WHAT THE TASK ASKS ▸ Exactly retype the lines from the top of the data through the line containing "window_hi = [100, 150, 270, 400]", leaving out every picture.

DATA SECTION start

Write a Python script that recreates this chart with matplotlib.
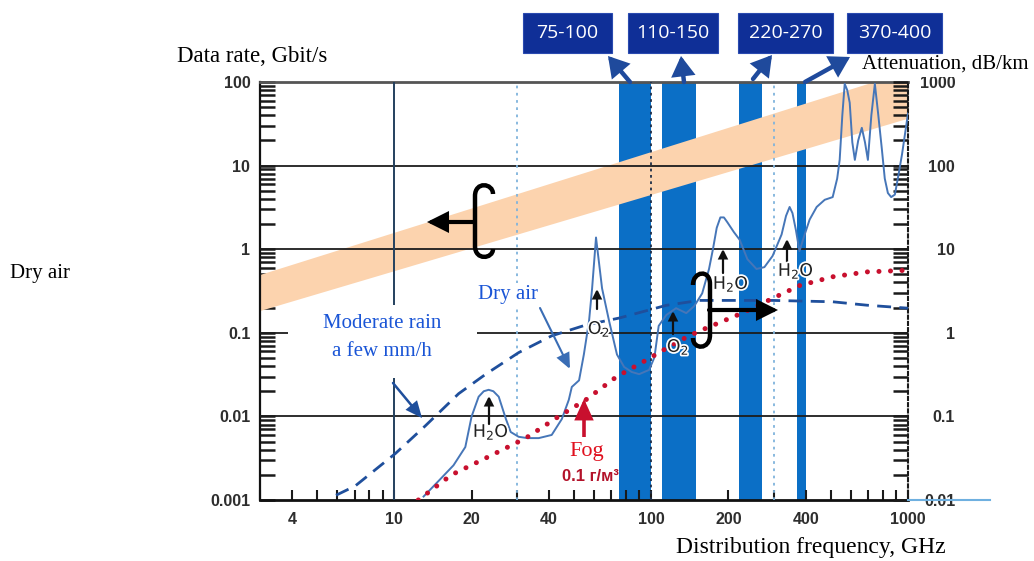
import numpy as np
import matplotlib
matplotlib.use("Agg")
import matplotlib.pyplot as plt
from matplotlib.transforms import Affine2D
from matplotlib.patches import Rectangle, FancyArrowPatch, PathPatch
from matplotlib.path import Path
from matplotlib.lines import Line2D
import matplotlib.patheffects as pe
from matplotlib.ticker import LogLocator, NullFormatter

# ---------------- data ----------------
# candidate transmission windows, GHz
window_lo = [75, 110, 220, 370]
window_hi = [100, 150, 270, 400]

# achievable data rate band (Gbit/s) versus frequency
rate_freq = [3, 1000]
rate_low = [0.185, 37]
rate_high = [0.5, 136]

# dry air attenuation, dB/km
dry_freq = [13, 14.9, 17, 18.9, 20, 21.3, 22.3, 23.3, 24.3, 25.5, 27.2, 28.4,
            30.5, 33, 36.5, 41, 44.9, 47.8, 49.1, 52.4, 54.7, 57.3, 58.9,
            61, 64.4, 68.6, 73.6, 78.5, 84, 89.8, 98.2, 103, 107, 114.5,
            125, 137, 147, 158, 168, 174, 180, 186, 192, 198, 210, 221, 237,
            257, 276, 297, 322, 335, 346, 355, 366, 378, 396, 414, 441,
            474, 509, 530, 542, 555, 567, 580, 593, 607, 621, 640, 661, 680, 698,
            720, 743, 765, 791, 812, 835, 860, 889, 920, 948, 1000]
dry_att = [0.011, 0.017, 0.026, 0.043, 0.1, 0.172, 0.2, 0.208, 0.2, 0.172, 0.093, 0.065,
           0.057, 0.055, 0.055, 0.06, 0.093, 0.158, 0.225, 0.27, 0.55, 1.38, 3.4,
           13.8, 3.4, 1.38, 0.55, 0.39, 0.34, 0.32, 0.36, 0.51, 1.21, 1.63,
           1.97, 1.72, 2.08, 2.96, 5.8, 10, 18, 24, 24, 21, 16, 13, 7.6,
           5.8, 6.1, 8.3, 15, 25, 32, 27, 17, 9.5, 15, 22.6, 32,
           39, 42, 70, 117, 400, 950, 800, 565, 190, 117, 200, 283, 190, 117,
           400, 950, 420, 158, 70, 47, 42, 45, 80, 137, 420]

# moderate rain (a few mm/h), dB/km
rain_freq = [5.93, 7.04, 10.1, 13.2, 17.8, 22.7, 30.5, 41, 55.7, 75,
             114.5, 154, 297, 378, 509, 690, 1000]
rain_att = [0.0114, 0.0147, 0.036, 0.077, 0.187, 0.32, 0.58, 0.92, 1.24, 1.5,
            2.13, 2.44, 2.44, 2.4, 2.35, 2.14, 1.97]

# fog 0.1 g/m^3, dB/km
fog_freq = [12.4, 16.7, 23.3, 32.5, 43.7, 55.7, 73, 95.5, 128.5, 154,
            226, 297, 378, 509, 690, 1000]
fog_att = [0.01, 0.02, 0.033, 0.055, 0.1, 0.158, 0.295, 0.47, 0.8, 1.05,
           1.72, 2.58, 3.67, 4.68, 5.35, 5.6]

x_ticks = [4, 10, 20, 40, 100, 200, 400, 1000]
x_tick_labels = ["4", "10", "20", "40", "100", "200", "400", "1000"]
rate_ticks = [0.001, 0.01, 0.1, 1, 10, 100]
rate_tick_labels = ["0.001", "0.01", "0.1", "1", "10", "100"]
att_ticks = [0.01, 0.1, 1, 10, 100, 1000]
att_tick_labels = ["0.01", "0.1", "1", "10", "100", "1000"]

# ---------------- style ----------------
BAR = "#0b6fc6"
PEACH = "#fcd3ae"
DRY = "#4676b8"
RAIN = "#1f4f9c"
FOG = "#c8102e"
BOX = "#0f2f97"
ARROW_BLUE = "#1f4a9c"
LABEL_BLUE = "#1a55d6"
SERIF = "Liberation Serif"
SANS = "Liberation Sans"
TICK_COLOR = "#2e2e2e"

W, H = 1034, 561
fig = plt.figure(figsize=(W / 100, H / 100), dpi=100)
fig.patch.set_facecolor("white")
# pixel coordinates measured from the top-left corner of the canvas
PX = Affine2D().scale(1 / W, -1 / H).translate(0, 1) + fig.transFigure

ax = fig.add_axes([260 / W, 1 - 500 / H, 648 / W, 418 / H])
ax.set_xscale("log")
ax.set_yscale("log")
ax.set_xlim(3, 1000)
ax.set_ylim(0.001, 100)

ax2 = ax.twinx()
ax2.set_yscale("log")
ax2.set_ylim(0.01, 1000)

# windows and data-rate band
for lo, hi in zip(window_lo, window_hi):
    ax.axvspan(lo, hi, color=BAR, lw=0, zorder=1)
ax.fill_between(rate_freq, rate_low, rate_high, color=PEACH, lw=0, zorder=2)

# grid
for v in [0.01, 0.1, 1, 10]:
    ax.axhline(v, color="#1c1c1c", lw=1.3, zorder=3)
ax.axvline(10, color="#24405e", lw=1.4, zorder=3)
ax.axvline(100, color="#1e2e48", lw=1.3, ls=(0, (1.5, 2)), zorder=3)
for v in [30, 300]:
    ax.axvline(v, color="#7fb3dc", lw=1.3, ls=(0, (1.5, 2.5)), zorder=3)

# attenuation curves
ax2.plot(dry_freq, dry_att, color=DRY, lw=1.4, zorder=4, solid_joinstyle="round")
ax2.plot(rain_freq, rain_att, color=RAIN, lw=2.0, ls=(0, (5, 3)), zorder=5)
ax2.plot(fog_freq, fog_att, color=FOG, lw=3.6, ls=(0, (0.01, 2.3)),
         dash_capstyle="round", zorder=6)

# ticks
tick_font = dict(family=SANS, weight="bold", size=11.5, color=TICK_COLOR)
ax.set_xticks(x_ticks)
ax.set_xticklabels(x_tick_labels, **tick_font)
ax.xaxis.set_minor_locator(LogLocator(base=10, subs=np.arange(2, 10) * 1.0, numticks=20))
ax.xaxis.set_minor_formatter(NullFormatter())
ax.tick_params(axis="x", which="both", direction="in", length=7, width=1.5,
               color="#1a1a1a", pad=9, top=False)

ax.set_yticks(rate_ticks)
ax.set_yticklabels(rate_tick_labels, **tick_font)
ax.yaxis.set_minor_locator(LogLocator(base=10, subs=np.arange(2, 10) * 1.0, numticks=20))
ax.yaxis.set_minor_formatter(NullFormatter())
ax.tick_params(axis="y", which="both", direction="in", length=11, width=1.8,
               color="#1a1a1a", pad=7, left=True, right=False)

ax2.set_yticks(att_ticks)
ax2.set_yticklabels(att_tick_labels, **tick_font)
ax2.yaxis.set_minor_locator(LogLocator(base=10, subs=np.arange(2, 10) * 1.0, numticks=20))
ax2.yaxis.set_minor_formatter(NullFormatter())
ax2.tick_params(axis="y", which="both", direction="in", length=11, width=1.8,
                color="#1a1a1a", pad=34)
plt.setp(ax2.get_yticklabels(), ha="right")

# spines
ax.spines["right"].set_visible(False)
ax.spines["top"].set_color("#555555")
ax.spines["top"].set_linewidth(2)
ax.spines["bottom"].set_color("#111111")
ax.spines["bottom"].set_linewidth(2)
ax.spines["left"].set_color("#111111")
ax.spines["left"].set_linewidth(1.6)
for s in ["left", "top", "bottom"]:
    ax2.spines[s].set_visible(False)
ax2.spines["right"].set_linestyle((0, (1.5, 1.5)))
ax2.spines["right"].set_color("#1a1a1a")
ax2.spines["right"].set_linewidth(1.5)


# ---------------- annotations ----------------
def white_box(x, y, w, h):
    fig.add_artist(Rectangle((x, y), w, h, transform=PX, facecolor="white",
                             edgecolor="none", zorder=5))


def arrow(p0, p1, color, lw, hl, hw, z=6):
    fig.add_artist(FancyArrowPatch(p0, p1, transform=PX, color=color, lw=lw,
                                   arrowstyle=f"-|>,head_length={hl},head_width={hw}",
                                   mutation_scale=1, shrinkA=0, shrinkB=0,
                                   joinstyle="miter", zorder=z))


def text(x, y, s, **kw):
    kw.setdefault("zorder", 7)
    fig.text(x, y, s, transform=PX, **kw)


# axis titles
text(177, 57, "Data rate, Gbit/s", family=SERIF, size=16.5, ha="left", va="center")
white_box(852, 50, 182, 27)
text(862, 64, "Attenuation, dB/km", family=SERIF, size=15, ha="left", va="center")
text(676, 548, "Distribution frequency, GHz", family=SERIF, size=17, ha="left", va="center")
text(10, 274, "Dry air", family=SERIF, size=15, ha="left", va="center")

# window label boxes with pointers to the bands
box_x = [523, 628, 738, 847]
box_w = [89, 90, 95, 95]
arrow_tail = [(630, 82), (684, 82), (753, 79), (805, 82)]
arrow_head = [(608, 56), (681, 56), (772, 55), (850, 57)]
for lo, hi, bx, bw, t, h in zip(window_lo, window_hi, box_x, box_w, arrow_tail, arrow_head):
    fig.add_artist(Rectangle((bx, 13), bw, 40, transform=PX, facecolor=BOX,
                             edgecolor="#2a4ab0", lw=0.8, zorder=5))
    text(bx + bw / 2, 33, f"{lo}-{hi}", family="Open Sans", size=14,
         color="white", ha="center", va="center")
    arrow(t, h, ARROW_BLUE, 3.2, 10, 6)

# brackets with arrows pointing to the matching axis
bracket_left = Path([(493, 194), (493, 183), (475, 181), (475, 196), (475, 246),
                     (475, 261), (493, 259), (493, 249)],
                    [Path.MOVETO, Path.CURVE4, Path.CURVE4, Path.CURVE4, Path.LINETO,
                     Path.CURVE4, Path.CURVE4, Path.CURVE4])
fig.add_artist(PathPatch(bracket_left, transform=PX, facecolor="none",
                         edgecolor="black", lw=3.2, zorder=6))
arrow((474, 222), (427, 222), "black", 3.0, 11, 5.5)

bracket_right = Path([(693, 285), (693, 271), (710, 269), (710, 284), (710, 335),
                      (710, 350), (693, 350), (693, 338)],
                     [Path.MOVETO, Path.CURVE4, Path.CURVE4, Path.CURVE4, Path.LINETO,
                      Path.CURVE4, Path.CURVE4, Path.CURVE4])
fig.add_artist(PathPatch(bracket_right, transform=PX, facecolor="none",
                         edgecolor="black", lw=3.2, zorder=6))
arrow((709, 310), (778, 310), "black", 3.0, 11, 5.5)

# absorption lines
halo = [pe.withStroke(linewidth=2.5, foreground="white")]
lines = [(r"H$_2$O", (491, 432), (489, 424), (489, 396)),
         (r"O$_2$", (599, 329), (597, 309), (597, 289)),
         (r"O$_2$", (678, 347), (673, 334), (673, 311)),
         (r"H$_2$O", (731, 284), (723, 273), (723, 249)),
         (r"H$_2$O", (796, 271), (787, 262), (787, 239))]
for s, pos, a0, a1 in lines:
    arrow(a0, a1, "#111111", 1.6, 5, 2.5)
    text(pos[0], pos[1], s, size=12.5, color="#222222",
         ha="center", va="center", path_effects=halo)

# curve labels
white_box(288, 305, 189, 73)
text(382, 324, "Moderate rain", family=SERIF, size=15, color=LABEL_BLUE, ha="center", va="center")
text(382, 352, "a few mm/h", family=SERIF, size=15, color=LABEL_BLUE, ha="center", va="center")
arrow((393, 383), (422, 418), RAIN, 1.8, 9, 4)

white_box(466, 283, 82, 25)
text(508, 295, "Dry air", family=SERIF, size=15, color=LABEL_BLUE, ha="center", va="center")
arrow((540, 308), (570, 369), "#3a6db5", 1.5, 9, 4)

arrow((584, 440), (584, 399), FOG, 2.6, 11, 5, z=4)
white_box(555, 437, 64, 31)
text(587, 452, "Fog", family=SERIF, size=16, color="#e0101e", ha="center", va="center")
text(590, 477, "0.1 \u0433/\u043c\u00b3", family=SANS, size=12, weight="bold",
     color="#b3122a", ha="center", va="center")

# baseline extension on the right
fig.add_artist(Line2D([908, 990], [500, 500], transform=PX, color="#6fb0e0", lw=1.5, zorder=2))

fig.savefig("out.png", dpi=100, facecolor="white")
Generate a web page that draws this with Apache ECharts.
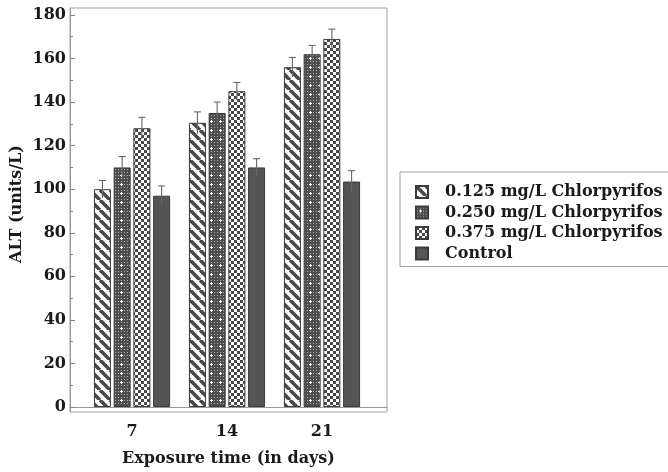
<!DOCTYPE html>
<html>
<head>
<meta charset="utf-8">
<script src="https://cdn.jsdelivr.net/npm/echarts@6/dist/echarts.min.js"></script>
<style>
html,body{margin:0;padding:0;background:#fff;}
#chart{width:668px;height:472px;}
</style>
</head>
<body>
<div id="chart"></div>
<script>
// ---- data ----
const days = [7, 14, 21];
const seriesNames = ['0.125 mg/L Chlorpyrifos', '0.250 mg/L Chlorpyrifos', '0.375 mg/L Chlorpyrifos', 'Control'];
const alt0125 = [100, 130.5, 156];
const alt0250 = [110, 135, 162];
const alt0375 = [128, 145, 169];
const altControl = [97, 110, 103.5];
const err0125 = [4, 5, 4.5];
const err0250 = [5, 5, 4];
const err0375 = [5, 4, 4.5];
const errControl = [4.5, 4, 5];
const yTicks = [0, 20, 40, 60, 80, 100, 120, 140, 160, 180];
const yMinorTicks = [10, 30, 50, 70, 90, 110, 130, 150, 170];

const values = [alt0125, alt0250, alt0375, altControl];
const errors = [err0125, err0250, err0375, errControl];

// ---- patterns ----
const DARK = '#484848';
function tile(size, draw) {
  const c = document.createElement('canvas');
  c.width = size; c.height = size;
  const ctx = c.getContext('2d');
  draw(ctx, size);
  return { image: c, repeat: 'repeat' };
}
const stripes = tile(10, (ctx, s) => {
  ctx.fillStyle = '#fff'; ctx.fillRect(0, 0, s, s);
  ctx.strokeStyle = DARK; ctx.lineWidth = 3.6;
  for (const k of [-1, 0, 1]) {
    ctx.beginPath(); ctx.moveTo(k * s, 0); ctx.lineTo(k * s + s, s); ctx.stroke();
  }
});
const dotted = tile(9, (ctx, s) => {
  ctx.fillStyle = '#4d4d4d'; ctx.fillRect(0, 0, s, s);
  ctx.fillStyle = '#b0b0b0';
  for (let x = 0; x < s; x += 3) for (let y = 0; y < s; y += 3) ctx.fillRect(x + 1, y + 1, 1, 1);
  ctx.fillStyle = '#fff';
  ctx.fillRect(3, 4, 3, 1); ctx.fillRect(4, 3, 1, 3);
});
const checker = tile(6, (ctx, s) => {
  ctx.fillStyle = '#fff'; ctx.fillRect(0, 0, s, s);
  ctx.fillStyle = DARK;
  ctx.fillRect(0, 0, 3, 3); ctx.fillRect(3, 3, 3, 3);
});
const fills = [stripes, dotted, checker, '#555555'];

const BAR_W = 17;
const BAR_GAP = 0.16;
const STEP = BAR_W * (1 + BAR_GAP);

const FONT = 'DejaVu Serif';

const barSeries = seriesNames.map((name, i) => ({
  name: name,
  type: 'bar',
  barWidth: BAR_W,
  barGap: (BAR_GAP * 100) + '%',
  data: days.map((d, k) => [d, values[i][k]]),
  itemStyle: { color: fills[i], borderColor: '#3a3a3a', borderWidth: 1 },
  emphasis: { disabled: true },
  z: 2
}));

const errData = [];
seriesNames.forEach((n, i) => {
  days.forEach((d, k) => {
    errData.push([d, values[i][k] - errors[i][k], values[i][k] + errors[i][k], i]);
  });
});

const errSeries = {
  type: 'custom',
  data: errData,
  encode: { x: 0, y: [1, 2] },
  z: 5,
  silent: true,
  renderItem: function (params, api) {
    const x = api.value(0);
    const s = api.value(3);
    const lo = api.coord([x, api.value(1)]);
    const hi = api.coord([x, api.value(2)]);
    const off = (s - 1.5) * STEP;
    const cx = hi[0] + off;
    const cap = 3.5;
    const style = { stroke: '#666', lineWidth: 1.1, fill: null };
    return {
      type: 'group',
      children: [
        { type: 'line', shape: { x1: cx, y1: lo[1], x2: cx, y2: hi[1] }, style: style },
        { type: 'line', shape: { x1: cx - cap, y1: hi[1], x2: cx + cap, y2: hi[1] }, style: style }
      ]
    };
  }
};

const chart = echarts.init(document.getElementById('chart'));
chart.setOption({
  animation: false,
  backgroundColor: '#fff',
  grid: {
    left: 70, top: 8, width: 317, height: 405,
    show: true, borderColor: '#ab9f9f', borderWidth: 1, backgroundColor: 'transparent'
  },
  legend: {
    data: seriesNames,
    orient: 'vertical',
    left: 400, top: 172,
    padding: [12, 10, 5, 15],
    itemWidth: 12, itemHeight: 12,
    itemGap: 4.5,
    borderColor: '#a8a0a0', borderWidth: 1,
    icon: 'rect',
    selectedMode: false,
    formatter: function (n) { return '{t|' + n + '}'; },
    textStyle: {
      fontFamily: FONT, fontWeight: 'bold', fontSize: 16, color: '#1a1a1a',
      rich: { t: { fontFamily: FONT, fontWeight: 'bold', fontSize: 16, lineHeight: 16, color: '#1a1a1a', padding: [0, 0, 0, 12] } }
    }
  },
  xAxis: {
    type: 'value',
    min: 2.43, max: 25.79,
    axisLine: { show: true, lineStyle: { color: '#a09595' } },
    axisTick: { show: false },
    splitLine: { show: false },
    axisLabel: {
      customValues: days,
      fontFamily: FONT, fontWeight: 'bold', fontSize: 16, color: '#1a1a1a', margin: 12
    },
    name: 'Exposure time (in days)',
    nameLocation: 'middle',
    nameGap: 39,
    nameTextStyle: { fontFamily: FONT, fontWeight: 'bold', fontSize: 16, color: '#1a1a1a' }
  },
  yAxis: [{
    type: 'value',
    min: -2.3, max: 183.2,
    axisLine: { show: true, lineStyle: { color: '#a09595' } },
    axisTick: { show: true, inside: true, length: 5, customValues: yTicks, lineStyle: { color: '#8a8080' } },
    axisLabel: {
      customValues: yTicks,
      fontFamily: FONT, fontWeight: 'bold', fontSize: 16, color: '#1a1a1a', margin: 4
    },
    splitLine: { show: false },
    name: 'ALT (units/L)',
    nameLocation: 'middle',
    nameGap: 45,
    nameTextStyle: { fontFamily: FONT, fontWeight: 'bold', fontSize: 16, color: '#1a1a1a', padding: [0, 0, 0, 12] }
  }, {
    type: 'value',
    position: 'left',
    min: -2.3, max: 183.2,
    axisLine: { show: false },
    axisTick: { show: true, inside: true, length: 3, customValues: yMinorTicks, lineStyle: { color: '#8a8080' } },
    axisLabel: { show: false },
    splitLine: { show: false }
  }],
  series: barSeries.concat([errSeries])
});
</script>
</body>
</html>
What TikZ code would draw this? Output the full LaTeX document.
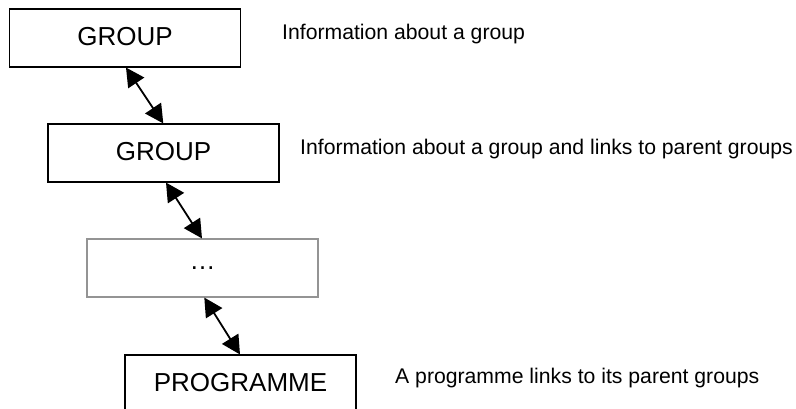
\documentclass[tikz,border=0pt]{standalone}
\usepackage{fontspec}
\setmainfont{Liberation Sans}
\usetikzlibrary{arrows.meta}
\begin{document}
\begin{tikzpicture}[x=1pt,y=-1pt,
  box/.style={draw=black, line width=1.1pt, minimum width=231pt, minimum height=58pt, inner sep=0pt, font=\fontsize{26}{30}\selectfont},
  graybox/.style={box, draw=black!42},
  info/.style={anchor=base west, inner sep=0pt, font=\fontsize{21.2}{25}\selectfont},
  link/.style={line width=1.8pt, arrows={Triangle[length=18.5pt,width=19pt]-Triangle[length=18.5pt,width=19pt]}}]
\useasboundingbox (0,0) rectangle (796,409);
\clip (0,0) rectangle (796,409);
\node[box] (g1) at (125,38) {\raisebox{4pt}{GROUP}};
\node[box] (g2) at (163.5,153) {\raisebox{3pt}{GROUP}};
\node[graybox] (dots) at (202.5,268) {\raisebox{-2pt}{\dots}};
\node[box] (prog) at (240.5,384) {\raisebox{4pt}{PROGRAMME}};
\node[info] (t1) at (282,40) {Information about a group};
\node[info] (t2) at (300,155) {Information about a group and links to parent groups};
\node[info] (t3) at (395,383) {A programme links to its parent groups};
\draw[link] ([xshift=1pt]g1.south) -- ([xshift=-0.2pt]g2.north);
\draw[link] ([xshift=2.5pt]g2.south) -- ([xshift=-0.5pt]dots.north);
\draw[link] ([xshift=1.8pt]dots.south) -- ([xshift=-0.5pt]prog.north);
\end{tikzpicture}
\end{document}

DATA SECTION end

RESULT ▸
Write a Python script that recreates this chart with matplotlib.
import numpy as np
import matplotlib
matplotlib.use("Agg")
import matplotlib.pyplot as plt
from matplotlib.transforms import Affine2D
from matplotlib.patches import Rectangle, FancyArrowPatch, PathPatch
from matplotlib.path import Path
from matplotlib.lines import Line2D
import matplotlib.patheffects as pe
from matplotlib.ticker import LogLocator, NullFormatter

# ---------------- data ----------------
# candidate transmission windows, GHz
window_lo = [75, 110, 220, 370]
window_hi = [100, 150, 270, 400]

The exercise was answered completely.